Do We Live In a Wormhole?

This week, an international team of astrophysicists published their hypothesis in the Annuals of Physics – our Milky Way galaxy might be a wormhole. In a nutshell, a tunnel of space and time able to transport us to unimaginable corners of the cosmos. By factoring “dark matter” into the “bulk” of our cosmic backyard, the Milky Way appears dense enough to support a wormhole at its heart.

By combining theories of relativity with a complex “map” of dark matter in the galaxy, (admittedly their own map) – they determined we all need to smarten up and consider dark matter possibilities.

“Dark matter may be ‘another dimension,’ perhaps even a major galactic transport system. In any case, we really need to start asking ourselves what it is.”

Paolo Salucci, astrophysicist of the International School for Advanced Studies (SISSA) of Trieste and a dark matter expert, explained:

If we combine the map of the dark matter in the Milky Way with the most recent Big Bang model to explain the universe and we hypothesize the existence of space-time tunnels, what we get is that our galaxy could really contain one of these tunnels, and that the tunnel could even be the size of the galaxy itself.

But there’s more. We could even travel through this tunnel, since, based on our calculations, it could be navigable. Just like the one we’ve all seen in the recent film ‘Interstellar.’

Although space-time tunnels (or wormholes or Einstein-Rosen bridges) have only recently gained great popularity among the public thanks to Christopher Nolan’s sci-fi film, they have been the focus of astrophysicists’ attention for many years. Salucci joked:

What we tried to do in our study was to solve the very equation that the astrophysicist ‘Murph’ was working on. Clearly we did it long before the film came out.

It is, in fact, an extremely interesting problem for dark matter studies.

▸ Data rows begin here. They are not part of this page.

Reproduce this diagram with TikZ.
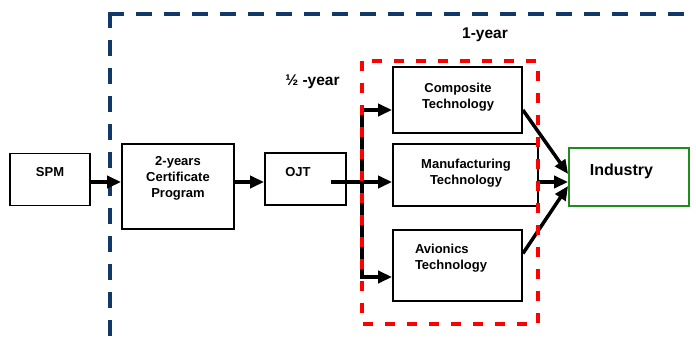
\documentclass[tikz,border=0pt]{standalone}
\usepackage{fontspec}
\setmainfont{Liberation Sans}
\usepackage{tikz}
\usetikzlibrary{arrows.meta}
\usetikzlibrary{positioning,calc}
\usepackage{xcolor}
\definecolor{navy}{RGB}{16,56,104}
\definecolor{dashred}{RGB}{255,0,0}
\definecolor{boxgreen}{RGB}{30,140,30}
\tikzset{
    box/.style={
        draw,
        rectangle,
        fill=white,
        line width=1.8pt,
        inner sep=0pt
    },
    txt/.style={
        align=center,
        inner sep=0pt,
        font=\fontsize{13}{16}\selectfont\bfseries
    },
    flow/.style={
        draw,
        line width=3.5pt
    },
    arr/.style={
        flow,
        -{Triangle[length=14pt, width=12pt]}
    }
}

\begin{document}
\begin{tikzpicture}[x=1pt,y=-1pt]
  \useasboundingbox (0,0) rectangle (696,339);

  % Dashed frame for the 1-year part
  \draw[navy, line width=4pt, dash pattern=on 16pt off 12pt] (110,12) -- (110,339);
  \draw[navy, line width=4pt, dash pattern=on 16pt off 12pt] (108,14) -- (696,14);
  \node[txt, font=\fontsize{15.5}{18}\selectfont\bfseries] (oneyear) at (485,34.5) {1-year};
  \node[txt, font=\fontsize{15.5}{18}\selectfont\bfseries] (halfyear) at (312.5,82) {½ -year};

  % Boxes
  \node[box, minimum width=80pt, minimum height=52pt] (spm) at (50,179.5) {};
  \node[box, minimum width=112pt, minimum height=85pt] (cert) at (178,186.5) {};
  \node[box, minimum width=81pt, minimum height=52pt] (ojt) at (305.5,179) {};
  \node[box, minimum width=129pt, minimum height=66pt] (comp) at (457.5,100) {};
  \node[box, minimum width=145pt, minimum height=62pt] (manu) at (465.5,175) {};
  \node[box, minimum width=129pt, minimum height=71pt] (avio) at (457.5,265.5) {};
  \node[box, draw=boxgreen, minimum width=120pt, minimum height=58pt] (ind) at (629,177) {};

  % Box texts
  \node[txt] (spmtxt) at (50,172.5) {SPM};
  \node[txt] (certtxt) at (178,178.5) {2-years\\Certificate\\Program};
  \node[txt] (ojttxt) at (298,172.5) {OJT};
  \node[txt] (comptxt) at (458,97) {Composite\\Technology};
  \node[txt] (manutxt) at (466,173) {Manufacturing\\Technology};
  \node[txt, align=left] (aviotxt) at (451,258) {Avionics\\Technology};
  \node[txt, font=\fontsize{16}{19}\selectfont\bfseries] (indtxt) at (621.5,171) {Industry};

  % Connectors
  \coordinate (mainline) at (0,182);
  \coordinate (split) at (362,182);
  \coordinate (ctop) at (362,110);
  \coordinate (cbot) at (362,277);
  \draw[arr] (spm.east |- mainline) -- (cert.west |- mainline);
  \draw[arr] (cert.east |- mainline) -- (ojt.west |- mainline);
  \draw[flow] ([xshift=-16pt]ojt.east |- mainline) -- (split);
  \draw[flow] ([yshift=1.75pt]ctop) -- ([yshift=-1.75pt]cbot);
  \draw[arr] (ctop) -- (comp.west |- ctop);
  \draw[arr] (split) -- (manu.west |- split);
  \draw[arr] (cbot) -- (avio.west |- cbot);
  \draw[arr] (comp.east |- ctop) -- ([yshift=3pt]ind.west);
  \draw[arr] (manu.east |- mainline) -- ([yshift=-5pt]ind.west);
  \draw[arr] ([yshift=12pt]avio.east) -- ([yshift=-9pt]ind.west);

  % Dashed frame for the half-year options
  \draw[dashred, line width=4pt, dash pattern=on 10pt off 12pt] (362,61) rectangle (538,324);
\end{tikzpicture}
\end{document}
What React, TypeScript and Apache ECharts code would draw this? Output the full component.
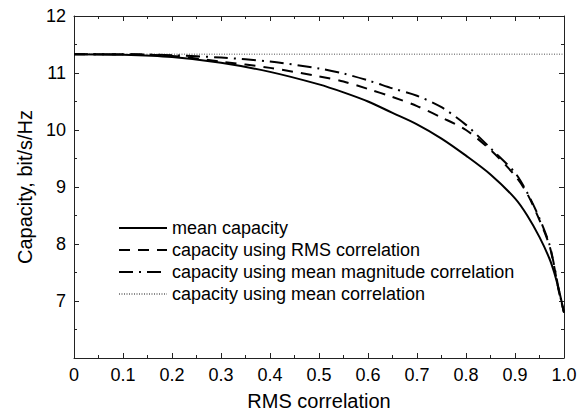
import React, { useEffect, useRef } from "react";
import * as echarts from "echarts";

const rmsCorrelation = [0, 0.1, 0.2, 0.3, 0.4, 0.5, 0.55, 0.6, 0.65, 0.7, 0.75, 0.8, 0.85, 0.9, 0.925, 0.95, 0.97, 0.98, 0.99, 1.0];
const meanCapacity = [11.33, 11.32, 11.28, 11.18, 11.02, 10.8, 10.66, 10.5, 10.3, 10.1, 9.85, 9.55, 9.22, 8.8, 8.5, 8.12, 7.75, 7.5, 7.18, 6.8];
const rmsCapacity = [11.33, 11.33, 11.3, 11.2, 11.09, 10.94, 10.85, 10.72, 10.58, 10.42, 10.22, 10.0, 9.65, 9.2, 8.88, 8.42, 7.98, 7.6, 7.15, 6.8];
const magnitudeCapacity = [11.33, 11.33, 11.31, 11.27, 11.2, 11.08, 10.99, 10.87, 10.73, 10.6, 10.4, 10.09, 9.68, 9.25, 8.9, 8.45, 8.0, 7.62, 7.17, 6.8];
const meanCorrCapacity = [11.33, 11.33, 11.33, 11.33, 11.33, 11.33, 11.33, 11.33, 11.33, 11.33, 11.33, 11.33, 11.33, 11.33, 11.33, 11.33, 11.33, 11.33, 11.33, 11.33];

const seriesNames = [
  "mean capacity",
  "capacity using RMS correlation",
  "capacity using mean magnitude correlation",
  "capacity using mean correlation",
];
const xTitle = "RMS correlation";
const yTitle = "Capacity, bit/s/Hz";

const FONT = "'Liberation Sans', Arial, sans-serif";

function pairs(ys: number[]) {
  return rmsCorrelation.map((x, i) => [x, ys[i]]);
}

export default function App() {
  const ref = useRef<HTMLDivElement>(null);
  useEffect(() => {
    if (!ref.current) return;
    const chart = echarts.init(ref.current, null, { renderer: "svg" });
    const axisCommon = {
      axisLine: { show: true, onZero: false, lineStyle: { color: "#222", width: 1 } },
      axisTick: { show: true, inside: true, length: 5, lineStyle: { color: "#222" } },
      minorTick: { show: true, splitNumber: 2, length: 3, lineStyle: { color: "#222" } },
      splitLine: { show: false },
    };
    chart.setOption({
      animation: false,
      backgroundColor: "#fff",
      textStyle: { fontFamily: FONT },
      grid: { left: 74, right: 19, top: 16, bottom: 59, containLabel: false },
      legend: {
        orient: "vertical",
        left: 113,
        top: 214,
        itemWidth: 48,
        itemHeight: 14,
        itemGap: 4,
        itemStyle: { opacity: 0 },
        textStyle: { fontSize: 18, color: "#000", fontFamily: FONT },
        data: seriesNames.map((n) => ({ name: n })),
        selectedMode: false,
      },
      xAxis: [
        {
          ...axisCommon,
          type: "value",
          min: 0,
          max: 1,
          interval: 0.1,
          position: "bottom",
          name: xTitle,
          nameLocation: "middle",
          nameGap: 33,
          nameTextStyle: { fontSize: 20, color: "#000", fontFamily: FONT },
          axisLabel: {
            margin: 8,
            fontSize: 18,
            color: "#000",
            fontFamily: FONT,
            formatter: (v: number) => (v === 0 ? "0" : v.toFixed(1)),
          },
        },
        {
          ...axisCommon,
          type: "value",
          min: 0,
          max: 1,
          interval: 0.1,
          position: "top",
          axisLabel: { show: false },
        },
      ],
      yAxis: [
        {
          ...axisCommon,
          type: "value",
          min: 6,
          max: 12,
          interval: 1,
          position: "left",
          name: yTitle,
          nameLocation: "middle",
          nameGap: 38,
          nameTextStyle: { fontSize: 20, color: "#000", fontFamily: FONT },
          axisLabel: {
            margin: 8,
            fontSize: 18,
            color: "#000",
            fontFamily: FONT,
            formatter: (v: number) => (v === 6 ? "" : String(v)),
          },
        },
        {
          ...axisCommon,
          type: "value",
          min: 6,
          max: 12,
          interval: 1,
          position: "right",
          axisLabel: { show: false },
        },
      ],
      series: [
        {
          name: seriesNames[3],
          type: "line",
          data: pairs(meanCorrCapacity),
          showSymbol: false,
          symbol: "none",
          lineStyle: { color: "#8a8a8a", width: 1.5, type: [1, 1.5] },
          itemStyle: { color: "#8a8a8a" },
          z: 1,
        },
        {
          name: seriesNames[0],
          type: "line",
          data: pairs(meanCapacity),
          smooth: 0.3,
          showSymbol: false,
          symbol: "none",
          lineStyle: { color: "#000", width: 2, type: "solid" },
          itemStyle: { color: "#000" },
          z: 3,
        },
        {
          name: seriesNames[1],
          type: "line",
          data: pairs(rmsCapacity),
          smooth: 0.3,
          showSymbol: false,
          symbol: "none",
          lineStyle: { color: "#000", width: 2, type: [11, 8] },
          itemStyle: { color: "#000" },
          z: 3,
        },
        {
          name: seriesNames[2],
          type: "line",
          data: pairs(magnitudeCapacity),
          smooth: 0.3,
          showSymbol: false,
          symbol: "none",
          lineStyle: { color: "#000", width: 2, type: [14, 6, 2, 6] },
          itemStyle: { color: "#000" },
          z: 3,
        },
      ],
    });
    return () => chart.dispose();
  }, []);
  return (
    <div
      ref={ref}
      style={{ position: "fixed", left: 0, top: 0, width: 583, height: 417, background: "#fff" }}
    />
  );
}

Obviously we’re not claiming that our galaxy is definitely a wormhole, but simply that, according to theoretical models, this hypothesis is a possibility.

6 thoughts on “Do We Live In a Wormhole?

  1. This is a very important question 🙂 and Einstein would have loved it. So much of our reality is a question of perspective. Whether we assume one perspective or another, they may both be consistent and ‘right’. But one makes more sense than the other.

    If seeing the Milky Way as a wormhole answers more questions than it creates, than that might be a good move. What I love about the idea is that I grew up being told (and believing) that the universe is just this huge space with stars all over it. Then I was told that there was some origin and center in space and time called the Big Bang and that space is an expanding ‘balloon’ that may or may not deflate one day. Somewhere along the line I picked up that space may be multidimensional and even multi-versed. Now, thanks to you, I have an image of space being a intricate system of wormholes that may even explain dark matter.

    I would be disappointed if space was just this empty infiniteness with stars dotted around. The complexicification of space is a wonderful thing that reminds us that there is so much more for us to imagine and research before we can tick the space box off.

    • I just posted a question on galactic wormhole possibility on Quora. So far just one answer – a resounding guffaw. The comment pointed out that everyone knows massive black holes inhabit the center of each galaxy. The reply struck me as remarkable. (In that a few decades ago suggesting galactic black hole centers exist – would have been poo-pooed with similar guffaws)

      • Indeed! This is what determines the pace of progress in science: new generations of kids taking current thinking for granted as ‘duh, that is obvious’ and than build on that while at the same time Species scheduled for extinction like myself are still in wonder when a plane takes of or when making a phone call without wires or dials.